» TASK REQUIREMENTS
Retype exactly the lines from the first one through the line with "(0,0) rectangle (713,605);", including both ends; skip any pictures.

» PROVIDED DATA
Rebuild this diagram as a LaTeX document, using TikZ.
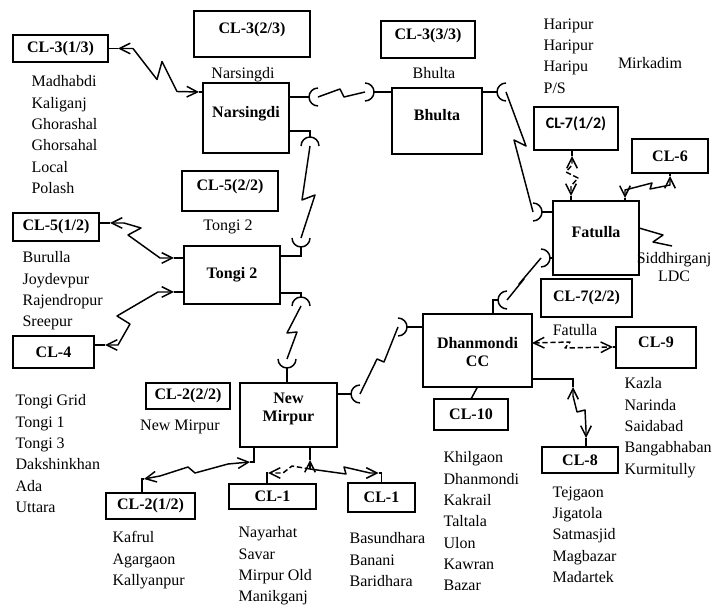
\documentclass[tikz,border=0pt]{standalone}
\usepackage{fontspec}
\setmainfont{Liberation Serif}
\newfontfamily\calibri{Carlito}
\usepackage{tikz}
\usetikzlibrary{
    arrows.meta,
    positioning,
    calc
}
\tikzstyle{clbox} = [draw, rectangle, line width=1.5pt, inner sep=0, outer sep=0, font=\fontsize{12}{13.5}\selectfont\bfseries]
\tikzstyle{hub} = [clbox]
\tikzstyle{toptext} = [text height=9pt, text depth=9pt]
\tikzstyle{places} = [align=left, anchor=north west, inner sep=1pt, font=\fontsize{12}{16}\selectfont]
\tikzstyle{boxcap} = [inner sep=1pt, font=\fontsize{12}{13.5}\selectfont]
\tikzstyle{stub} = [line width=1.1pt]
\tikzstyle{link} = [line width=1.1pt, line join=round, >={Straight Barb[length=8pt, width=8pt]}]
\tikzstyle{radio} = [link, dash pattern=on 4pt off 2pt]

\begin{document}
\begin{tikzpicture}[x=0.75pt, y=-0.75pt]
    \tikzstyle{clbox} = [draw, rectangle, line width=1.5pt, inner sep=0, outer sep=0, font=\fontsize{12}{13.5}\selectfont\bfseries]
    \tikzstyle{hub} = [clbox]
    \tikzstyle{toptext} = [text height=9pt, text depth=9pt]
    \tikzstyle{places} = [align=left, anchor=north west, inner sep=1pt, font=\fontsize{12}{16}\selectfont]
    \tikzstyle{boxcap} = [inner sep=1pt, font=\fontsize{12}{13.5}\selectfont]
    \tikzstyle{stub} = [line width=1.1pt]
    \tikzstyle{link} = [line width=1.1pt, line join=round, >={Straight Barb[length=8pt, width=8pt]}]
    \tikzstyle{radio} = [link, dash pattern=on 4pt off 2pt]

    \useasboundingbox (0,0) rectangle (713,605);

    \node[clbox, minimum width=71.25pt, minimum height=20.25pt] (CL31) at (60.5,48.5) {CL-3(1/3)};
    \node[clbox, toptext, minimum width=87pt, minimum height=34.5pt] (CL32) at (252,34) {CL-3(2/3)\hspace{15pt}};
    \node[clbox, toptext, minimum width=70.5pt, minimum height=27.75pt] (CL33) at (428,39.5) {CL-3(3/3)};
    \node[hub, toptext, minimum width=64.5pt, minimum height=52.5pt] (Narsingdi) at (246,118) {Narsingdi};
    \node[hub, toptext, minimum width=67.5pt, minimum height=49.5pt] (Bhulta) at (437,121) {Bhulta};
    \node[clbox, toptext, minimum width=63pt, minimum height=32.25pt, font=\fontsize{12}{13.5}\selectfont\calibri\bfseries] (CL71) at (576,128.5) {CL-7(1/2)};
    \node[clbox, minimum width=57pt, minimum height=25.5pt] (CL6) at (670,156) {CL-6};
    \node[hub, toptext, minimum width=64.5pt, minimum height=55.5pt] (Fatulla) at (596,238) {Fatulla};
    \node[clbox, minimum width=68.25pt, minimum height=28.5pt] (CL72) at (586.5,298) {CL-7(2/2)};
    \node[clbox, toptext, minimum width=72pt, minimum height=30pt] (CL52) at (230,191) {CL-5(2/2)};
    \node[clbox, minimum width=64.5pt, minimum height=21pt] (CL51) at (56,227) {CL-5(1/2)};
    \node[hub, minimum width=72pt, minimum height=43.5pt] (Tongi2) at (232,275) {Tongi 2};
    \node[clbox, minimum width=60.75pt, minimum height=24pt] (CL4) at (53.5,352) {CL-4};
    \node[clbox, minimum width=63pt, minimum height=19.5pt] (CL22) at (188,396) {CL-2(2/2)};
    \node[hub, text height=9pt, text depth=26.6pt, minimum width=72.75pt, minimum height=48pt] (NewMirpur) at (288.5,415) {\begin{tabular}[t]{@{}c@{}}New\\Mirpur\end{tabular}};
    \node[hub, text height=9pt, text depth=12.3pt, minimum width=81.75pt, minimum height=54.75pt] (Dhanmondi) at (477.5,350.5) {\begin{tabular}[t]{@{}c@{}}Dhanmondi\\CC\end{tabular}};
    \node[clbox, toptext, minimum width=60pt, minimum height=30.75pt] (CL9) at (656,347.5) {CL-9};
    \node[clbox, minimum width=55.5pt, minimum height=23.25pt] (CL10) at (471,414.5) {CL-10};
    \node[clbox, minimum width=57pt, minimum height=19.5pt] (CL8) at (580,460) {CL-8};
    \node[clbox, minimum width=66.75pt, minimum height=19.5pt] (CL21) at (150.5,506) {CL-2(1/2)};
    \node[clbox, minimum width=65.25pt, minimum height=18.75pt] (CL1a) at (272.5,496.5) {CL-1};
    \node[clbox, minimum width=50.25pt, minimum height=21.75pt] (CL1b) at (381.5,497.5) {CL-1};

    \node[boxcap] (narsingdiname) [below=6.75pt of CL32, xshift=-6.75pt] {Narsingdi};
    \node[boxcap] (bhultaname) [below=6pt of CL33, xshift=4.5pt] {Bhulta};
    \node[boxcap] (tonginame) [below=5.25pt of CL52, xshift=-1.5pt] {Tongi 2};
    \node[boxcap] (mirpurname) [below=6.75pt of CL22, xshift=-6pt] {New Mirpur};
    \node[boxcap] (fatullaname) at (575,330) {Fatulla};
    \node[boxcap] (mirkadim) at (650,63) {Mirkadim};
    \node[boxcap, align=center] (siddhirganj) at (674,267) {Siddhirganj\\LDC};

    \node[places] (cl31names) at (30,74) {Madhabdi\\Kaliganj\\Ghorashal\\Ghorsahal\\Local\\Polash};
    \node[places] (cl51names) at (21,250) {Burulla\\Joydevpur\\Rajendropur\\Sreepur};
    \node[places] (cl4names) at (14,393) {Tongi Grid\\Tongi 1\\Tongi 3\\Dakshinkhan\\Ada\\Uttara};
    \node[places] (cl21names) at (111,530) {Kafrul\\Agargaon\\Kallyanpur};
    \node[places] (cl1anames) at (237,525) {Nayarhat\\Savar\\Mirpur Old\\Manikganj};
    \node[places] (cl1bnames) at (348,531) {Basundhara\\Banani\\Baridhara};
    \node[places] (cl10names) at (442,450) {Khilgaon\\Dhanmondi\\Kakrail\\Taltala\\Ulon\\Kawran\\Bazar};
    \node[places] (cl8names) at (551,485) {Tejgaon\\Jigatola\\Satmasjid\\Magbazar\\Madartek};
    \node[places] (cl9names) at (623,376) {Kazla\\Narinda\\Saidabad\\Bangabhaban\\Kurmitully};
    \node[places] (cl7names) at (542,17) {Haripur\\Haripur\\Haripu\\P/S};

    \coordinate (nb1) at ($(Narsingdi.north east)+(29,14)$);
    \coordinate (nb2) at ($(Bhulta.north west)+(-27,4)$);
    \coordinate (nt1) at ($(Narsingdi.north east)+(21,63)$);
    \coordinate (nt2) at ($(Tongi2.north east)+(21,-8)$);
    \coordinate (tn1) at ($(Tongi2.north east)+(21,60)$);
    \coordinate (tn2) at ($(NewMirpur.north west)+(47,-24)$);
    \coordinate (nd1) at ($(NewMirpur.north east)+(23,11)$);
    \coordinate (nd2) at ($(Dhanmondi.north west)+(-25,13)$);
    \coordinate (df1) at ($(Dhanmondi.north west)+(84,-14)$);
    \coordinate (df2) at ($(Fatulla.north west)+(-12,57)$);
    \coordinate (bf1) at ($(Bhulta.north east)+(24,4)$);
    \coordinate (bf2) at ($(Fatulla.north west)+(-20,11)$);

    \draw[stub] (Narsingdi.east |- nb1) -- ++(20,0);
    \draw[stub] (Bhulta.west |- nb2) -- ++(-18,0);
    \draw[stub] ($(Narsingdi.north east)+(0,48)$) -| ($(nt1)+(0,-9)$);
    \draw[stub] ($(Tongi2.north east)+(0,10)$) -| ($(nt2)+(0,9)$);
    \draw[stub] ($(Tongi2.north east)+(0,47)$) -| ($(tn1)+(0,-9)$);
    \draw[stub] ($(tn2)+(0,9)$) -- (tn2 |- NewMirpur.north);
    \draw[stub] (NewMirpur.east |- nd1) -- ++(14,0);
    \draw[stub] (Dhanmondi.west |- nd2) -- ++(-16,0);
    \draw[stub] ($(Dhanmondi.north west)+(70,0)$) |- ($(df1)+(-9,0)$);
    \draw[stub] ($(df2)+(9,0)$) -- (Fatulla.west |- df2);
    \draw[stub] (Bhulta.east |- bf1) -- ++(15,0);
    \draw[stub] ($(bf2)+(9,0)$) -- (Fatulla.west |- bf2);

    \draw[link] (nb1) -- ++(22,-8) -- ++(4,8) -- (nb2);
    \draw[link] (nt1) -- ++(-8,54) -- ++(13,-5) -- (nt2);
    \draw[link] (tn1) -- ++(-14,27) -- ++(10,-1) -- (tn2);
    \draw[link] (nd1) -- ++(17,-35) -- ++(7,3) -- (nd2);
    \draw[link] (df1) -- ++(17,-21) -- ++(-5,5) -- (df2);
    \draw[link] (bf1) -- ++(20,54) -- ++(-12,-6) -- (bf2);

    \foreach \c / \d in {nb1/0, nb2/180, nt1/90, nt2/270, tn1/90, tn2/270, nd1/0, nd2/180, df1/0, df2/180, bf1/0, bf2/180}{
    \draw[link] (\c) ++({\d+90}:9) arc ({\d+90}:{\d+270}:9);
    }

    \draw[stub] (CL31.east) -- ++(10,0) coordinate (cn1);
    \draw[stub] ($(Narsingdi.north west)+(0,9)$) -- ++(-4,0) coordinate (cn2);
    \draw[link, <->] (cn1) -- ++(15,0) -- ++(24,31) -- ++(5,-18) -- ++(15,30) -- (cn2);

    \draw[stub] ($(CL51.east)+(0,-4)$) -- ++(11,0) coordinate (ct1);
    \draw[stub] ($(Tongi2.north west)+(0,12)$) -- ++(-10,0) coordinate (ct2);
    \draw[link, <->] (ct1) -- ++(14,0) -- ++(17,5) -- ++(-13,7) -- ++(32,23) -- (ct2);

    \draw[stub] ($(CL4.east)+(0,-7)$) -- ++(11,0) coordinate (ct3);
    \draw[stub] ($(Tongi2.south west)+(0,-12)$) -- ++(-10,0) coordinate (ct4);
    \draw[link, <->] (ct3) -- ++(13,0) -- ++(12,-21) -- ++(-13,-8) -- ++(41,-24) -- (ct4);

    \draw[stub] ($(CL71.south)+(-4,0)$) -- ++(0,6) coordinate (cf1);
    \draw[stub] ($(Fatulla.north west)+(18,0)$) -- ++(0,-5) coordinate (cf2);
    \draw[radio, <->] (cf1) -- ++(0,9) -- ++(-6,7) -- ++(12,6) -- ++(-7,8) -- (cf2);

    \draw[stub] ($(Fatulla.north east)+(-14,0)$) -- ++(0,-3) coordinate (cf3);
    \draw[stub] (CL6.south) -- ++(0,3) coordinate (cf4);
    \draw[link, <->] (cf3) -- ++(0,-8) -- ++(27,-7) -- ++(-2,6) -- ++(20,-4) -- (cf4);

    \draw[stub] ($(CL9.west)+(0,-0.5)$) -- ++(-3,0) coordinate (cd2);
    \draw[radio, <->] ($(Dhanmondi.north east)+(0,29)$) -- ++(38,-1) -- ++(-5,6) -- (cd2);

    \draw[stub] ($(Dhanmondi.south east)+(0,-8)$) -| ++(41,8) coordinate (cd3);
    \draw[stub] ($(CL8.north)+(6,0)$) -- ++(0,-9) coordinate (cd4);
    \draw[link, <->] (cd3) -- ++(0,9) -- ++(4,16) -- ++(8,-2) -- ++(1,20) -- (cd4);

    \draw[stub] (Dhanmondi.south) -- (CL10.north);

    \draw[stub] ($(NewMirpur.south west)+(14,0)$) |- ++(-4,15) coordinate (cm1);
    \draw[stub] ($(CL21.north)+(-8.5,0)$) |- ++(2,-14) coordinate (cm2);
    \draw[link, <->] (cm2) -- ++(16,-3) -- ++(28,-9) -- ++(7,6) -- ++(33,-9) -- (cm1);

    \draw[stub] ($(NewMirpur.south)+(21.5,0)$) -- ++(0,13) coordinate (cm3);
    \draw[link, ->] ($(cm3)+(0,9)$) coordinate (cm4) -- (cm3);
    \draw[stub] ($(CL1a.north)+(-5.5,0)$) |- ++(1,-11) coordinate (cm5);
    \draw[radio, ->] (cm4) -- ++(-18,-3) -- ++(-9,7) -- (cm5);
    \draw[stub] (CL1b.north) |- ++(-3,-10) coordinate (cm6);
    \draw[link, ->] (cm4) -- ++(36,5) -- ++(-2,-7) -- ++(26,6) -- (cm6);

    \draw[link] ($(Fatulla.east)+(0,-10)$) -- ++(24,7) -- ++(-10,7) -- ++(19,4) coordinate (ldc);
\end{tikzpicture}
\end{document}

» EXERCISE OUTPUT
Rebuild this diagram as a LaTeX document, using TikZ.
\documentclass[tikz,border=0pt]{standalone}
\usepackage{fontspec}
\setmainfont{Liberation Serif}
\newfontfamily\calibri{Carlito}
\usepackage{tikz}
\usetikzlibrary{
    arrows.meta,
    positioning,
    calc
}
\tikzstyle{clbox} = [draw, rectangle, line width=1.5pt, inner sep=0, outer sep=0, font=\fontsize{12}{13.5}\selectfont\bfseries]
\tikzstyle{hub} = [clbox]
\tikzstyle{toptext} = [text height=9pt, text depth=9pt]
\tikzstyle{places} = [align=left, anchor=north west, inner sep=1pt, font=\fontsize{12}{16}\selectfont]
\tikzstyle{boxcap} = [inner sep=1pt, font=\fontsize{12}{13.5}\selectfont]
\tikzstyle{stub} = [line width=1.1pt]
\tikzstyle{link} = [line width=1.1pt, line join=round, >={Straight Barb[length=8pt, width=8pt]}]
\tikzstyle{radio} = [link, dash pattern=on 4pt off 2pt]

\begin{document}
\begin{tikzpicture}[x=0.75pt, y=-0.75pt]
    \tikzstyle{clbox} = [draw, rectangle, line width=1.5pt, inner sep=0, outer sep=0, font=\fontsize{12}{13.5}\selectfont\bfseries]
    \tikzstyle{hub} = [clbox]
    \tikzstyle{toptext} = [text height=9pt, text depth=9pt]
    \tikzstyle{places} = [align=left, anchor=north west, inner sep=1pt, font=\fontsize{12}{16}\selectfont]
    \tikzstyle{boxcap} = [inner sep=1pt, font=\fontsize{12}{13.5}\selectfont]
    \tikzstyle{stub} = [line width=1.1pt]
    \tikzstyle{link} = [line width=1.1pt, line join=round, >={Straight Barb[length=8pt, width=8pt]}]
    \tikzstyle{radio} = [link, dash pattern=on 4pt off 2pt]

    \useasboundingbox (0,0) rectangle (713,605);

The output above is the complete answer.